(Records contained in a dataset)
-- Begin --

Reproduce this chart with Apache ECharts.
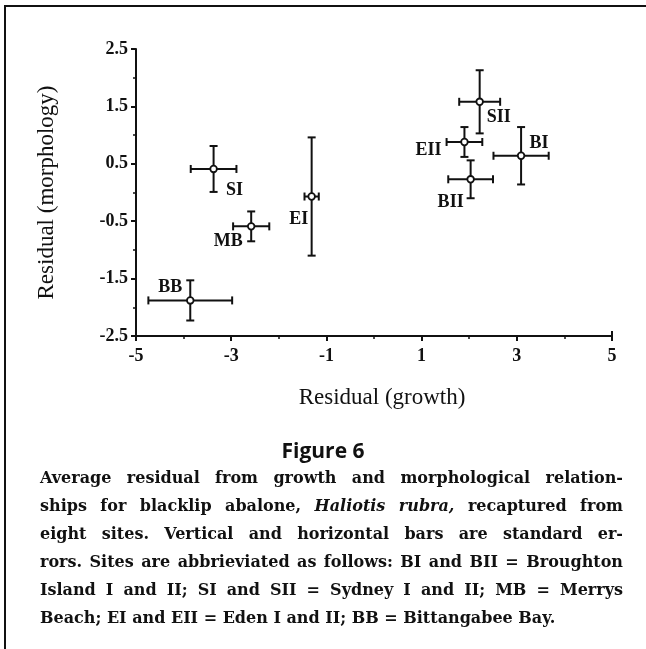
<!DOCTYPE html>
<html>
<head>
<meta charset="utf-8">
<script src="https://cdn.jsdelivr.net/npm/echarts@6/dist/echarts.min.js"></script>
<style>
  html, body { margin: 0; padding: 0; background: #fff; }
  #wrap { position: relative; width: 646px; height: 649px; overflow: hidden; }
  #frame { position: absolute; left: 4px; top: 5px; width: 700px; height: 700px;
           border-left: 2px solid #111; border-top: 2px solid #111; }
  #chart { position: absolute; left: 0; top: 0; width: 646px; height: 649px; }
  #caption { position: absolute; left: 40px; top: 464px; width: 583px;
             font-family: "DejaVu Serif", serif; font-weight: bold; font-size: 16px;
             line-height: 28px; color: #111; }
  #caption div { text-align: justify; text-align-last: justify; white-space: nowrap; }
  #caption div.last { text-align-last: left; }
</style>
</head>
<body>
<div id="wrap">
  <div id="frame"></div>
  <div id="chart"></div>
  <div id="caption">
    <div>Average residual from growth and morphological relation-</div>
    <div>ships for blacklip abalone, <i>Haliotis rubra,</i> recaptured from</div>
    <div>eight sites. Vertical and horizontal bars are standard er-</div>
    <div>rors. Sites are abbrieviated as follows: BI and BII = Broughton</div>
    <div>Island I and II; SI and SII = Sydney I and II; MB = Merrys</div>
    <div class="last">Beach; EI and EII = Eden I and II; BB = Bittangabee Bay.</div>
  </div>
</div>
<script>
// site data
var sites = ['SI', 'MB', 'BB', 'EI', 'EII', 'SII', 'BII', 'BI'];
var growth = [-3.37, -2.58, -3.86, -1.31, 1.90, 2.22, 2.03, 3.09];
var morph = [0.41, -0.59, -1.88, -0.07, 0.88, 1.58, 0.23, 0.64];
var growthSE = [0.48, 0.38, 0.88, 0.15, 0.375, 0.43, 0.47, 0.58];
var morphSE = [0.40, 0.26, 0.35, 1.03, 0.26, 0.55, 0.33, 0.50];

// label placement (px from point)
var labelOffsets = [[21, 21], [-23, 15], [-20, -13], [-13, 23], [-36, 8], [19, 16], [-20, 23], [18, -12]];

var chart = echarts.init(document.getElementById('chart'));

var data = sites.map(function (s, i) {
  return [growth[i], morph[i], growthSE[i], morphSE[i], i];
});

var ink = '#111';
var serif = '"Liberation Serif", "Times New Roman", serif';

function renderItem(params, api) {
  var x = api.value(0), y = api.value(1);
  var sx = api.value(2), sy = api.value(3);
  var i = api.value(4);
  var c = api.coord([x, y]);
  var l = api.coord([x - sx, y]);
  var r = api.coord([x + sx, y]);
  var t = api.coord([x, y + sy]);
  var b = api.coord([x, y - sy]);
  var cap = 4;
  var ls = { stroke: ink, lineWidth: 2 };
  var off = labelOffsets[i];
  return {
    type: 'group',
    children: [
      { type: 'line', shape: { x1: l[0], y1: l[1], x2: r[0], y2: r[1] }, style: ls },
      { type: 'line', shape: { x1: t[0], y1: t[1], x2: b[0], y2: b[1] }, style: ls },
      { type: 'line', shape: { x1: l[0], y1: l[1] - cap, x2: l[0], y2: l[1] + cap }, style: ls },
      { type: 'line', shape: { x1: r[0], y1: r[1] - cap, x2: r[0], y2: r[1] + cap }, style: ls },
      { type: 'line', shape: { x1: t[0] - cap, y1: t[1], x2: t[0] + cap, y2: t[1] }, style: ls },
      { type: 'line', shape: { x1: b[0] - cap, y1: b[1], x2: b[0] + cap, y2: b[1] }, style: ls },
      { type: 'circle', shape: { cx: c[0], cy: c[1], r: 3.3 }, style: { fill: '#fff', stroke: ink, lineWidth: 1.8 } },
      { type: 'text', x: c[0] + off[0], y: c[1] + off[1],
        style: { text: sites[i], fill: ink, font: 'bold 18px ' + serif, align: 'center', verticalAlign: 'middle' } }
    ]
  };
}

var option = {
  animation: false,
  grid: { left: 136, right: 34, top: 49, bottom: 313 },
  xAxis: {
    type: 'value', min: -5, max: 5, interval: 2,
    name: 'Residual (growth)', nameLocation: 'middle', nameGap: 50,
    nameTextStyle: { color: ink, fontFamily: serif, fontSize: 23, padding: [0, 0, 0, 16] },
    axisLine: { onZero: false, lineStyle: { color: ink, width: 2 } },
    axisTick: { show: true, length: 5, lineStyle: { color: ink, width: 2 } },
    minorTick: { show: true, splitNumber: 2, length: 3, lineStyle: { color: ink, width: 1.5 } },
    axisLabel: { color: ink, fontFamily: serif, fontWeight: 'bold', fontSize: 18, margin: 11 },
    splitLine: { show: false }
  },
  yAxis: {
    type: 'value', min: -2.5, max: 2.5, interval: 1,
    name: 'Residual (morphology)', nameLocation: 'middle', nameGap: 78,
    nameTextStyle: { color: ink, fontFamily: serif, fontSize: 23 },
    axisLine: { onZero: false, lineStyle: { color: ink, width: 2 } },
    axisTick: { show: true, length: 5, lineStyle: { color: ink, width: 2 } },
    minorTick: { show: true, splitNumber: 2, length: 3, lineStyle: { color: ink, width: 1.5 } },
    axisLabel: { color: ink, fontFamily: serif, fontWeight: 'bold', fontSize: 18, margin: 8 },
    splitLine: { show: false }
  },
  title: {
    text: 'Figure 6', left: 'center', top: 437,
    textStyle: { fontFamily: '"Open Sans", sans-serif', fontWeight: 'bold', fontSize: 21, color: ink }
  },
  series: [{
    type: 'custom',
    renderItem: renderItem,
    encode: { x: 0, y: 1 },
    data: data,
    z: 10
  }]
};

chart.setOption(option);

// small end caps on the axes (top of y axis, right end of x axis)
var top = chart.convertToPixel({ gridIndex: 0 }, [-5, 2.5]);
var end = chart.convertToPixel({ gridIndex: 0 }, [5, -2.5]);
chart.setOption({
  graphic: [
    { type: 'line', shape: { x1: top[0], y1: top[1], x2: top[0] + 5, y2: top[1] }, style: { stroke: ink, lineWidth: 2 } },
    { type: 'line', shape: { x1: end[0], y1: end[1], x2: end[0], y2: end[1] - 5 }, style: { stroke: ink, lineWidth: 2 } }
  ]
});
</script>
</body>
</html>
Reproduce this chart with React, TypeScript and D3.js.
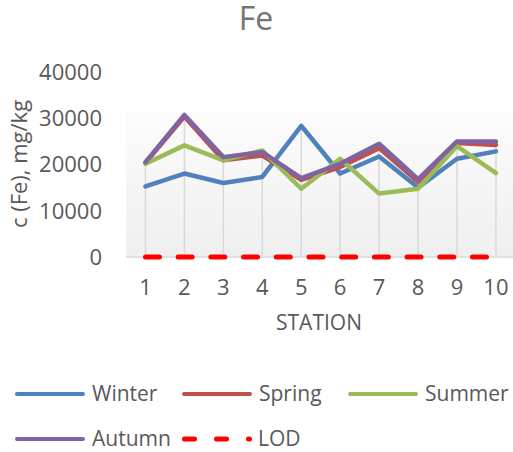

-- End --

*Exercise:* Find all lines where the word "with" appears. Copy them.

*The response:*
Reproduce this chart with Apache ECharts.
Reproduce this chart with React, TypeScript and D3.js.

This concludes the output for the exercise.